If Joe Biden were going into office with a Republican majority in the U.S. Senate, Biden may not have been able to enact any of his stated goals for the first 100 days, until midterms, or ever. Since both parties’ platforms have become increasingly polarized over the past several decades, members from opposite parties are less likely to vote in favor of each other’s bills. 

Plans to filibuster? 

Needless to say, with both chambers of Congress having a Democratic majority and an incoming (all but confirmed) Democratic U.S. president, bills supporting the Democratic platform will be much more likely to pass

However, there is a practice Republicans can use to stymie Biden’s stated plans if they so choose: the filibuster.
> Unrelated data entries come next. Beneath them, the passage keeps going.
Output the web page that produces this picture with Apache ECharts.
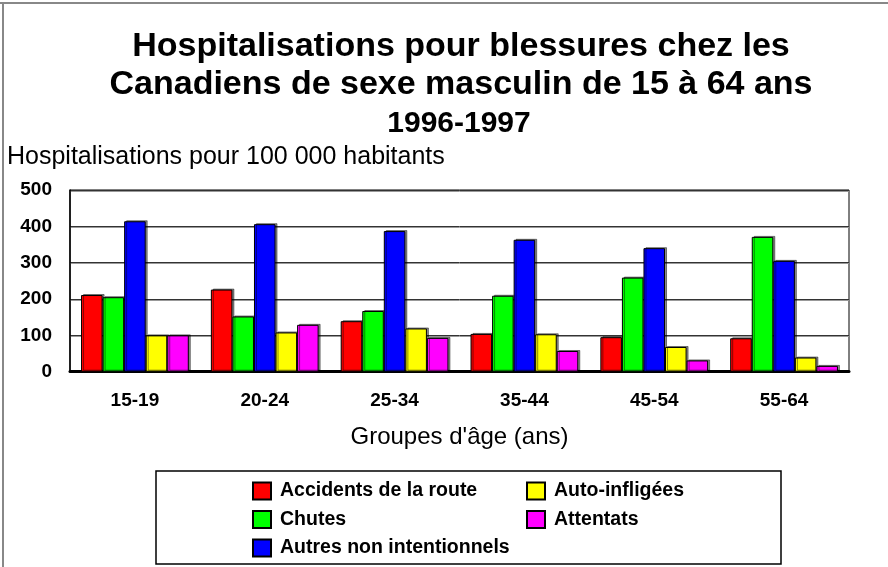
<!DOCTYPE html>
<html>
<head>
<meta charset="utf-8">
<script src="https://cdn.jsdelivr.net/npm/echarts@6/dist/echarts.min.js"></script>
<style>
  html, body { margin: 0; padding: 0; background: #fff; }
  #chart { width: 888px; height: 567px; }
</style>
</head>
<body>
<div id="chart"></div>
<script>
// Age groups along the x axis
const ageGroups = ['15-19', '20-24', '25-34', '35-44', '45-54', '55-64'];

// Hospitalisations per 100 000 population, by injury cause
const accidentsRoute = [211, 226, 139, 104, 95, 92];
const chutes = [205, 152, 167, 209, 259, 371];
const autresNonIntentionnels = [414, 406, 387, 363, 340, 305];
const autoInfligees = [100, 108, 119, 103, 68, 39];
const attentats = [100, 129, 93, 57, 31, 16];

// Y axis ticks
const yTicks = [0, 100, 200, 300, 400, 500];

const FONT = '"Liberation Sans", Arial, Helvetica, sans-serif';

const seriesDefs = [
  { name: 'Accidents de la route', data: accidentsRoute, color: '#ff0000' },
  { name: 'Chutes', data: chutes, color: '#00ff00' },
  { name: 'Autres non intentionnels', data: autresNonIntentionnels, color: '#0000ff' },
  { name: 'Auto-infligées', data: autoInfligees, color: '#ffff00' },
  { name: 'Attentats', data: attentats, color: '#ff00ff' }
];

const chart = echarts.init(document.getElementById('chart'), null, { renderer: 'canvas' });

const legendText = {
  fontFamily: FONT, fontSize: 19.5, fontWeight: 'bold', color: '#000',
  lineHeight: 17, padding: [0, 0, 0, 4]
};

const legendCommon = {
  orient: 'vertical', top: 481, height: 80, padding: 0,
  icon: 'rect', itemWidth: 18, itemHeight: 17, itemGap: 8.5,
  textStyle: legendText, selectedMode: false
};

chart.setOption({
  backgroundColor: '#fff',
  animation: false,
  title: [
    {
      text: 'Hospitalisations pour blessures chez les\nCanadiens de sexe masculin de 15 à 64 ans',
      left: 461, top: 28, textAlign: 'center', padding: 0,
      textStyle: { fontFamily: FONT, fontSize: 34, fontWeight: 'bold', color: '#000', lineHeight: 38 }
    },
    {
      text: '1996-1997',
      left: 459, top: 109, textAlign: 'center', padding: 0,
      textStyle: { fontFamily: FONT, fontSize: 30, fontWeight: 'bold', color: '#000', lineHeight: 30 }
    },
    {
      text: 'Hospitalisations pour 100 000 habitants',
      left: 7, top: 145, padding: 0,
      textStyle: { fontFamily: FONT, fontSize: 25, fontWeight: 'normal', color: '#000', lineHeight: 25 }
    }
  ],
  legend: [
    Object.assign({ data: ['Accidents de la route', 'Chutes', 'Autres non intentionnels'], left: 252 }, legendCommon),
    Object.assign({ data: ['Auto-infligées', 'Attentats'], left: 526 }, legendCommon)
  ],
  grid: {
    left: 70, right: 39, top: 190, bottom: 195.3,
    show: true, borderColor: '#000', borderWidth: 1, backgroundColor: '#fff'
  },
  xAxis: {
    type: 'category',
    data: ageGroups,
    name: "Groupes d'âge (ans)",
    nameLocation: 'middle',
    nameGap: 54,
    nameTextStyle: { fontFamily: FONT, fontSize: 24, color: '#000' },
    axisLine: { lineStyle: { color: '#000', width: 3 } },
    axisTick: { show: false },
    axisLabel: { fontFamily: FONT, fontSize: 19, fontWeight: 'bold', color: '#000', margin: 20 }
  },
  yAxis: {
    type: 'value',
    min: yTicks[0], max: yTicks[yTicks.length - 1], interval: yTicks[1] - yTicks[0],
    axisLine: { show: true, lineStyle: { color: '#000', width: 1.5 } },
    axisTick: { show: false },
    axisLabel: { fontFamily: FONT, fontSize: 19, fontWeight: 'bold', color: '#000', margin: 18 },
    splitLine: { show: true, lineStyle: { color: '#333', width: 1, shadowColor: '#999', shadowOffsetY: 1 } }
  },
  series: seriesDefs.map(s => ({
    name: s.name,
    type: 'bar',
    data: s.data,
    barGap: '0%',
    barCategoryGap: '17%',
    itemStyle: {
      color: s.color, borderColor: '#000', borderWidth: 1,
      shadowColor: 'rgba(0,0,0,0.45)', shadowOffsetX: 2, shadowOffsetY: -1, shadowBlur: 0
    }
  })),
  graphic: [
    // page frame (top and left edges)
    { type: 'line', shape: { x1: 0, y1: 3, x2: 888, y2: 3 }, style: { stroke: '#888', lineWidth: 2 } },
    { type: 'line', shape: { x1: 3, y1: 3, x2: 3, y2: 567 }, style: { stroke: '#888', lineWidth: 2 } },
    // legend box
    { type: 'rect', shape: { x: 156, y: 471, width: 625, height: 93 }, style: { fill: 'none', stroke: '#000', lineWidth: 1.5 }, z: -1 }
  ]
});
</script>
</body>
</html>
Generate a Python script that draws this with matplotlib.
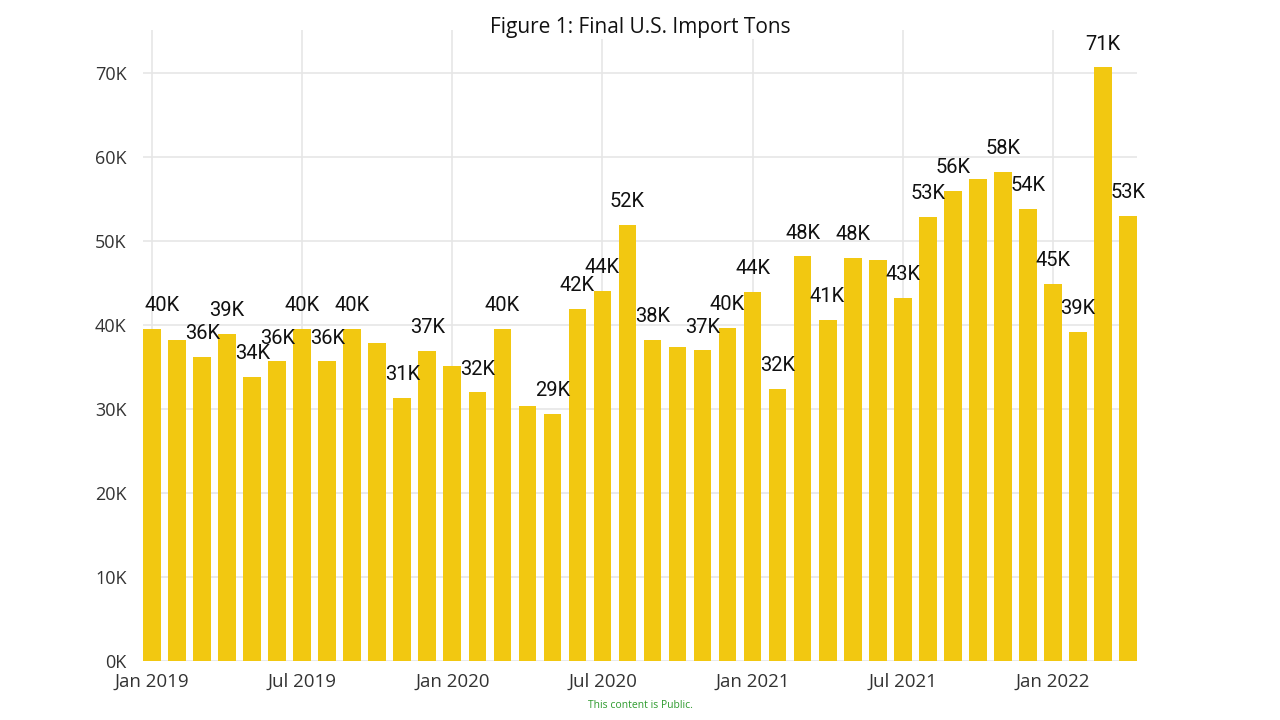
import matplotlib
matplotlib.use("Agg")
import matplotlib.pyplot as plt
import numpy as np

months = ["Jan 2019", "Feb 2019", "Mar 2019", "Apr 2019", "May 2019", "Jun 2019",
          "Jul 2019", "Aug 2019", "Sep 2019", "Oct 2019", "Nov 2019", "Dec 2019",
          "Jan 2020", "Feb 2020", "Mar 2020", "Apr 2020", "May 2020", "Jun 2020",
          "Jul 2020", "Aug 2020", "Sep 2020", "Oct 2020", "Nov 2020", "Dec 2020",
          "Jan 2021", "Feb 2021", "Mar 2021", "Apr 2021", "May 2021", "Jun 2021",
          "Jul 2021", "Aug 2021", "Sep 2021", "Oct 2021", "Nov 2021", "Dec 2021",
          "Jan 2022", "Feb 2022", "Mar 2022", "Apr 2022"]
tons = [39.6, 38.2, 36.2, 39.0, 33.8, 35.7, 39.6, 35.7, 39.6, 37.9, 31.4, 36.9,
        35.2, 32.0, 39.6, 30.4, 29.4, 41.9, 44.1, 51.9, 38.3, 37.4, 37.0, 39.7,
        44.0, 32.4, 48.2, 40.6, 48.0, 47.8, 43.3, 52.9, 56.0, 57.4, 58.3, 53.9,
        44.9, 39.2, 70.7, 53.0]  # thousands of tons
shown_labels = [1, 0, 1, 1, 1, 1, 1, 1, 1, 0, 1, 1,
                0, 1, 1, 0, 1, 1, 1, 1, 1, 0, 1, 1,
                1, 1, 1, 1, 1, 0, 1, 1, 1, 0, 1, 1,
                1, 1, 1, 1]
tick_months = ["Jan 2019", "Jul 2019", "Jan 2020", "Jul 2020", "Jan 2021", "Jul 2021", "Jan 2022"]
y_ticks = [0, 10, 20, 30, 40, 50, 60, 70]
title = "Figure 1: Final U.S. Import Tons"
footer = "This content is Public."

fig = plt.figure(figsize=(12.8, 7.2), dpi=100)
W, H = 1280, 720
ax_left, ax_right = 143.3, 1136.7
ax_top, ax_bot = 30, 661.3
ax = fig.add_axes([ax_left / W, 1 - ax_bot / H, (ax_right - ax_left) / W, (ax_bot - ax_top) / H])

x = np.arange(len(months))
bw = 0.71
ax.bar(x, tons, width=bw, color="#F2C811", zorder=3)

ax.set_xlim(-bw / 2, len(months) - 1 + bw / 2)
ymax = (ax_bot - ax_top) / 84.0 * 10
ax.set_ylim(0, ymax)

ax.set_yticks(y_ticks)
ax.set_yticklabels([f"{v}K" for v in y_ticks], fontsize=13, color="#333333",
                   fontfamily=["Open Sans", "DejaVu Sans"])
tpos = [months.index(m) for m in tick_months]
ax.set_xticks(tpos)
ax.set_xticklabels(tick_months, fontsize=13.5, color="#333333",
                   fontfamily=["Open Sans", "DejaVu Sans"])
ax.tick_params(axis="both", length=0)
ax.tick_params(axis="y", pad=12)
ax.tick_params(axis="x", pad=8)

for s in ax.spines.values():
    s.set_visible(False)
ax.grid(True, axis="both", color="#E6E6E6", linewidth=1.2, zorder=0)
ax.set_axisbelow(True)

for i, (v, show) in enumerate(zip(tons, shown_labels)):
    if show:
        dx = 7 if i == 0 else 0
        ax.annotate(f"{round(v):.0f}K", (i, v), xytext=(dx, 10), textcoords="offset points",
                    ha="center", va="bottom", fontsize=14.5, color="#111111",
                    fontfamily=["Roboto", "DejaVu Sans"], zorder=5)

fig.text(0.5, 1 - 27 / H, title, ha="center", va="center", fontsize=15,
         color="#111111", fontfamily=["Open Sans", "DejaVu Sans"],
         bbox=dict(facecolor="white", edgecolor="none", pad=1))
fig.text(0.5, 1 - 705 / H, footer, ha="center", va="center", fontsize=7.5,
         color="#2E9B2E", fontfamily=["Open Sans", "DejaVu Sans"])

fig.savefig("out.png", dpi=100, facecolor="white")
Debate on a bill can only end if sixty members of the U.S. Senate (or 60%) vote to end it. In the past, senators have filibustered bills they disagreed with by speaking for several hours. Senator Ted Cruz even read Green Eggs & Ham as part of a filibuster! 

Until February, Biden stated he supported the “cloture rule” in the Senate (the rule that allows endless filibusters until 60% of the Senate calls for a vote – or gets so sick of hearing Cat in the Hat that they call a vote). However, in July, Biden reported he was signaling support to end the rule, concerning some Republicans.